The Stevenson–Wydler Technology Innovation Act of 1980 (Pub.L. 96–480) (94 Stat. 2311) was the first major U.S. technology transfer law. It required federal laboratories to actively participate in and budget for technology transfer activities.
The Stevenson–Wydler Technology Innovation Act was signed into law by U.S. President Jimmy Carter on October 21, 1980.[1]
The Stevenson–Wydler Act specifies, that inventors at government laboratories receive the first $2,000 of royalties each year plus 15% of any additional royalties.[2] Such details are in contrast with the Bayh–Dole Act, which leaves up to the universities the decision how to split the revenue between the inventors and the institution.[3]
Background
The Act made it easier for federal laboratories to transfer technology to nonfederal entities and provided outside organizations with a means for accessing federal laboratory technologies.

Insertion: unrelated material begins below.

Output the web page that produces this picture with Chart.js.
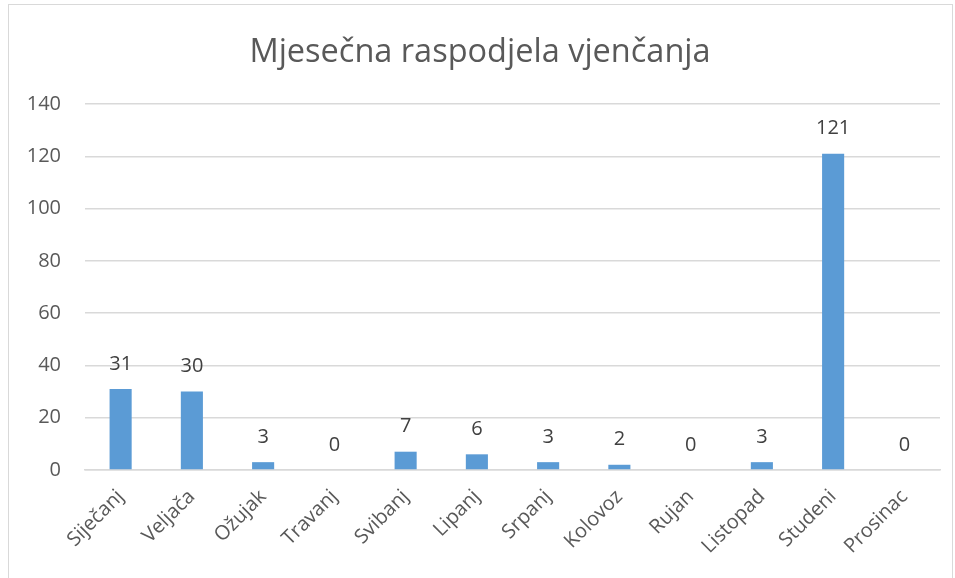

The primary focus of the Stevenson–Wydler Act was to disseminate information from the federal government to the public and to require federal laboratories to actively engage in the technology transfer process. The law requires laboratories to set apart a percentage of the laboratory budget specifically for technology transfer activities. The law, specified in 15 USC § 3710, also established an Office of Research and Technology Applications (ORTA)-- staffed by at least 1 full-time person—in any laboratory with 200 or more scientific, engineering, or related technical positions, in order to coordinate and promote technology transfer.[4][5][6]
The Act created the Technology Administration in the Commerce Department.[7] which lasted until 2007.
This Act was the first of a number of laws defining and promoting technology transfer. The law was later amended by the Federal Technology Transfer Act of 1986 and the America COMPETES Acts.